# DIRECTION
Select, from the material below, each line with "this" in it.
++++++
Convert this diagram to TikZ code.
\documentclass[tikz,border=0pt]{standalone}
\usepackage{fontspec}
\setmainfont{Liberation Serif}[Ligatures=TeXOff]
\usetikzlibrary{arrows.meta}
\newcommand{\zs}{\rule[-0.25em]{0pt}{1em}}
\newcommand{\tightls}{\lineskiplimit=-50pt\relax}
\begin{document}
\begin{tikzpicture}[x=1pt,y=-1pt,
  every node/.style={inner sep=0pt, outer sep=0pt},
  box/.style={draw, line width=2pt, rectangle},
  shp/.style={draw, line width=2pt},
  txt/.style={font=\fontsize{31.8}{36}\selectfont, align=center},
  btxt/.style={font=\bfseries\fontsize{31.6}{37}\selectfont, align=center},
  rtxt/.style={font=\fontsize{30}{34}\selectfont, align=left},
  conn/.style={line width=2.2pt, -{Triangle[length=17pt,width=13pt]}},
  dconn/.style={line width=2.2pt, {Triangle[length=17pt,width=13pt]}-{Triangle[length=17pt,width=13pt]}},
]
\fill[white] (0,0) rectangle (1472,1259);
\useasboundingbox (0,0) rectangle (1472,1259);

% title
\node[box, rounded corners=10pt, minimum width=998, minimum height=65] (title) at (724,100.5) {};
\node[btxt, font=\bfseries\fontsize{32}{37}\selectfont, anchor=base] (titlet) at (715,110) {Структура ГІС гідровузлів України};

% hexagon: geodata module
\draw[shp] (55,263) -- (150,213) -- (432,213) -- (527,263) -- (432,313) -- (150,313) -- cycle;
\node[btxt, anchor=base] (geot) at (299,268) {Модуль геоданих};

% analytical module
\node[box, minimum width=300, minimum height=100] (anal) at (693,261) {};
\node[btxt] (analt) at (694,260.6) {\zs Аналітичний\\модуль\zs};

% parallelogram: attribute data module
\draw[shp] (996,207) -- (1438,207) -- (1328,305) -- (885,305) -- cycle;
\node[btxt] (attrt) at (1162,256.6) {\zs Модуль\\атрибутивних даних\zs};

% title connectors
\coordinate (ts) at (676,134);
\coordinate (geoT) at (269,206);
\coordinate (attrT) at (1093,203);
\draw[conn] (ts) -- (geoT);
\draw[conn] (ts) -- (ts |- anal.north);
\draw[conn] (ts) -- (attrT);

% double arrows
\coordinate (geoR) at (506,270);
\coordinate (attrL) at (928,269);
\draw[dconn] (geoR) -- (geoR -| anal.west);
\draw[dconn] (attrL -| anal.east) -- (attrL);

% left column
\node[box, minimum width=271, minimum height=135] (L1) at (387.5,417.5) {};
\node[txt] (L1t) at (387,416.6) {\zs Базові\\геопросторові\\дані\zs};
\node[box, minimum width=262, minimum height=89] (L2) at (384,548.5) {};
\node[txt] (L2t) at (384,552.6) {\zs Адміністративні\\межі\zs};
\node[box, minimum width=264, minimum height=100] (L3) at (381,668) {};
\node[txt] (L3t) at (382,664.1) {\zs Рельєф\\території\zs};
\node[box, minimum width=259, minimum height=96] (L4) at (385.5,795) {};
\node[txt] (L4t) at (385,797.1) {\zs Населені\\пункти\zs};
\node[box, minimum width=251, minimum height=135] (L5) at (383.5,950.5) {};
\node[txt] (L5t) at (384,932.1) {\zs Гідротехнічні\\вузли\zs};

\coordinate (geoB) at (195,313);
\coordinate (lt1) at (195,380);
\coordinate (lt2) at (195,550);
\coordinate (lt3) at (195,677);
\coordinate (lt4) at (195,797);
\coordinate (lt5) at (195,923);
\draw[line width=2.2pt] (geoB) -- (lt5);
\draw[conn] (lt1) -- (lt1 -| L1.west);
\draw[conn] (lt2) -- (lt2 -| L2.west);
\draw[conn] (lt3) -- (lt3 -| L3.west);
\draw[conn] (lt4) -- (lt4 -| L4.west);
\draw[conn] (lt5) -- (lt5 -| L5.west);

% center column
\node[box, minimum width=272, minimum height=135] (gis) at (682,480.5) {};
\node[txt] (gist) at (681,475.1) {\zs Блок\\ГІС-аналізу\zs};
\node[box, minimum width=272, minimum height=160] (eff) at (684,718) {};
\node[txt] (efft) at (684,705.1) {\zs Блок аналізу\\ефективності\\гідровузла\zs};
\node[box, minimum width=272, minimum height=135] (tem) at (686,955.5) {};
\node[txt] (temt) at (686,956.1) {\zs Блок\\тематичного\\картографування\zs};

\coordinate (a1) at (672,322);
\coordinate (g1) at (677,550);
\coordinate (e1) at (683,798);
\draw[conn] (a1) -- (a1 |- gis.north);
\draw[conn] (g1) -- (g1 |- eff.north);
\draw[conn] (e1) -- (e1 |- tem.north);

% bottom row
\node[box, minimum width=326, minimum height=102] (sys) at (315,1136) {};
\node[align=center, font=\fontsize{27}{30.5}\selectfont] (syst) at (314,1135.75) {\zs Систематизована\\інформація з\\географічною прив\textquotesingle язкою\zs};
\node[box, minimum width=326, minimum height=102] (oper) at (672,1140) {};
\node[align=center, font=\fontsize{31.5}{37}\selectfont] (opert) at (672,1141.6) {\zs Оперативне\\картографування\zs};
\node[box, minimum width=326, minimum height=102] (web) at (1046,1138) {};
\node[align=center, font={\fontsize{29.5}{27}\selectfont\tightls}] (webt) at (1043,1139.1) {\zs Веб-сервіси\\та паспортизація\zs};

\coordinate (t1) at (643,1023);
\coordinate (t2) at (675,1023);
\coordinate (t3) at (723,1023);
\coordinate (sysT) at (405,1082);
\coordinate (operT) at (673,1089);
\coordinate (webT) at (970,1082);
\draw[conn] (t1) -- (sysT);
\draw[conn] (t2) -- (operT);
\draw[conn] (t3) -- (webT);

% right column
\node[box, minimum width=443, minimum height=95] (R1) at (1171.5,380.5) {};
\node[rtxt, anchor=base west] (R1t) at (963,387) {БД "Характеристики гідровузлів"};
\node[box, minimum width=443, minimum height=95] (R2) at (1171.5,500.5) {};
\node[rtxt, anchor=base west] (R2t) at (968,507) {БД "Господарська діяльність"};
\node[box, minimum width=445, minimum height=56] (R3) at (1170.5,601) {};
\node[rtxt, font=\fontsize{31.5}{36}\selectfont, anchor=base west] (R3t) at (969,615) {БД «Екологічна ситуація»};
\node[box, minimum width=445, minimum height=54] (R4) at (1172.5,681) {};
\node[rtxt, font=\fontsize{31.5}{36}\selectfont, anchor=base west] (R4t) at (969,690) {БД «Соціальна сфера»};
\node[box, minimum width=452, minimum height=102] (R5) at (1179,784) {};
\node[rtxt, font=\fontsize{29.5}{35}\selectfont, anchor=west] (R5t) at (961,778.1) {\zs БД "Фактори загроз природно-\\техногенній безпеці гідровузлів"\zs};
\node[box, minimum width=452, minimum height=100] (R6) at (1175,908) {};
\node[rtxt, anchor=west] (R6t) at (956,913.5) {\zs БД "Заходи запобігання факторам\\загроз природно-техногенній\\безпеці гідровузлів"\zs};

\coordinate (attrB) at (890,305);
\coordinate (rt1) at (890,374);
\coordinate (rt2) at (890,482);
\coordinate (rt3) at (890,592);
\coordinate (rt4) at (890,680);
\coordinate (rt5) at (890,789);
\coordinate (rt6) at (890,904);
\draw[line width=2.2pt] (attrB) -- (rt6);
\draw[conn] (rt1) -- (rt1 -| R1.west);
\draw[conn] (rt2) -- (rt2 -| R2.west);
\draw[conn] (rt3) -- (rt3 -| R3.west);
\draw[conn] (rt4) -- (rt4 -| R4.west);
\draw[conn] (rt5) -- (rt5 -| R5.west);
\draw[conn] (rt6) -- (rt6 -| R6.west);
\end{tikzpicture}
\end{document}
++++++
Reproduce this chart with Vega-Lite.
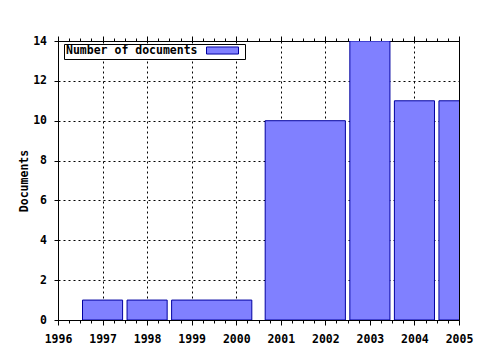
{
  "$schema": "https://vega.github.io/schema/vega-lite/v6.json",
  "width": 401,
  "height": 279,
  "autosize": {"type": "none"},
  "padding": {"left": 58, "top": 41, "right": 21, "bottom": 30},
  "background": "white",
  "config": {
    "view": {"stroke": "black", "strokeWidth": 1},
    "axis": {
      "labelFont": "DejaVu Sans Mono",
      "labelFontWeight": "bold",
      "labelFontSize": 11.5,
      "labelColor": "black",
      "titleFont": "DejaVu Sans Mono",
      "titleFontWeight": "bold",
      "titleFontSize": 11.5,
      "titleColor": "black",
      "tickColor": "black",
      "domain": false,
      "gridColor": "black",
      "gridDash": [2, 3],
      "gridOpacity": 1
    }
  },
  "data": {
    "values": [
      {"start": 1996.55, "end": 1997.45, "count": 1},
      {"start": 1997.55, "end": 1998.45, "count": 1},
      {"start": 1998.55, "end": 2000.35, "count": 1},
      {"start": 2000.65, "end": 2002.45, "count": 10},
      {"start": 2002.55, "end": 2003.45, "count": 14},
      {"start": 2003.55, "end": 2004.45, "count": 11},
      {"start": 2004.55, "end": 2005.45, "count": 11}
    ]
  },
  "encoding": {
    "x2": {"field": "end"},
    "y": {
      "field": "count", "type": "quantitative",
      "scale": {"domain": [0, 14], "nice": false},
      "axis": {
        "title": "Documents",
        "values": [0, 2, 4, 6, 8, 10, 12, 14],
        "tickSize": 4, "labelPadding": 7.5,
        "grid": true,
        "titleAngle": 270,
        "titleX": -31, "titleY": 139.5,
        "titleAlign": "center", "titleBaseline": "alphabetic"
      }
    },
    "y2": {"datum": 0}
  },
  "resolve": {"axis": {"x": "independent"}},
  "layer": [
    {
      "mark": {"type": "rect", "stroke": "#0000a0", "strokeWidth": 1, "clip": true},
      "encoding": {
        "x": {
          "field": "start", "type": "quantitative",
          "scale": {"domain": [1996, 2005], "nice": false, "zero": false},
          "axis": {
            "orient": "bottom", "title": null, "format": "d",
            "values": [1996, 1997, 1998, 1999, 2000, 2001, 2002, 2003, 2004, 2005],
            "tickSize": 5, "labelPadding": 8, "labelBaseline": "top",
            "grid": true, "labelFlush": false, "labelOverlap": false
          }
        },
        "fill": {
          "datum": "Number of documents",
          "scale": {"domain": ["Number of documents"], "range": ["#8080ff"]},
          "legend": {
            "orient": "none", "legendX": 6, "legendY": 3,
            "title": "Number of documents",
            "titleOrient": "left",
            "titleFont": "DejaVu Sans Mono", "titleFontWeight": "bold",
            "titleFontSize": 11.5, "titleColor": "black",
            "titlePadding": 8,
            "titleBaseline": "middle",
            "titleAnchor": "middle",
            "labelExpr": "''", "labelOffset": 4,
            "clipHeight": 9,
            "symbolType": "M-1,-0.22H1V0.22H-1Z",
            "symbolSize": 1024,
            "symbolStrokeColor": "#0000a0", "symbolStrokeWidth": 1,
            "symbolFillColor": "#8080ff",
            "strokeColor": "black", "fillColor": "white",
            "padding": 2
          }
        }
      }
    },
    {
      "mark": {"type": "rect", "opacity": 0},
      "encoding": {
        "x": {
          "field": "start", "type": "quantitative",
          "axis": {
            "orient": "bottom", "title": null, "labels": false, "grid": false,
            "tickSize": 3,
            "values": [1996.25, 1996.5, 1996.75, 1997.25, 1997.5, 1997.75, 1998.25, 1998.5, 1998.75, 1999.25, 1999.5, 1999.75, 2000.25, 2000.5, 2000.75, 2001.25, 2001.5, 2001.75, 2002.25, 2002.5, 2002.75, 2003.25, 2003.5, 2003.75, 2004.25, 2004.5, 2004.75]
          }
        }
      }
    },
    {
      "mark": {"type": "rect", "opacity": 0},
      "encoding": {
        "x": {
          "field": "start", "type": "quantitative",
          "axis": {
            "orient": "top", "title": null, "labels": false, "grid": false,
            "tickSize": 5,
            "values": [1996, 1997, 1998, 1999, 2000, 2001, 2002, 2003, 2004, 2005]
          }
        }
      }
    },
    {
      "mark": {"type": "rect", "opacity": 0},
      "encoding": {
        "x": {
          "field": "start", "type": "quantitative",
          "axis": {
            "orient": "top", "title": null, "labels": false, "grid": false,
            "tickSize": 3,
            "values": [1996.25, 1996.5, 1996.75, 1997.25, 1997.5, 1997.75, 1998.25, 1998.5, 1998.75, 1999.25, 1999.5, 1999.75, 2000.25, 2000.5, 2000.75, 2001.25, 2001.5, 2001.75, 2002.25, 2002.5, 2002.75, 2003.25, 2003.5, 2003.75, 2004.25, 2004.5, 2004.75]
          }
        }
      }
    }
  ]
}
++++++
# TASK RESULT
Convert this diagram to TikZ code.
Reproduce this chart with Vega-Lite.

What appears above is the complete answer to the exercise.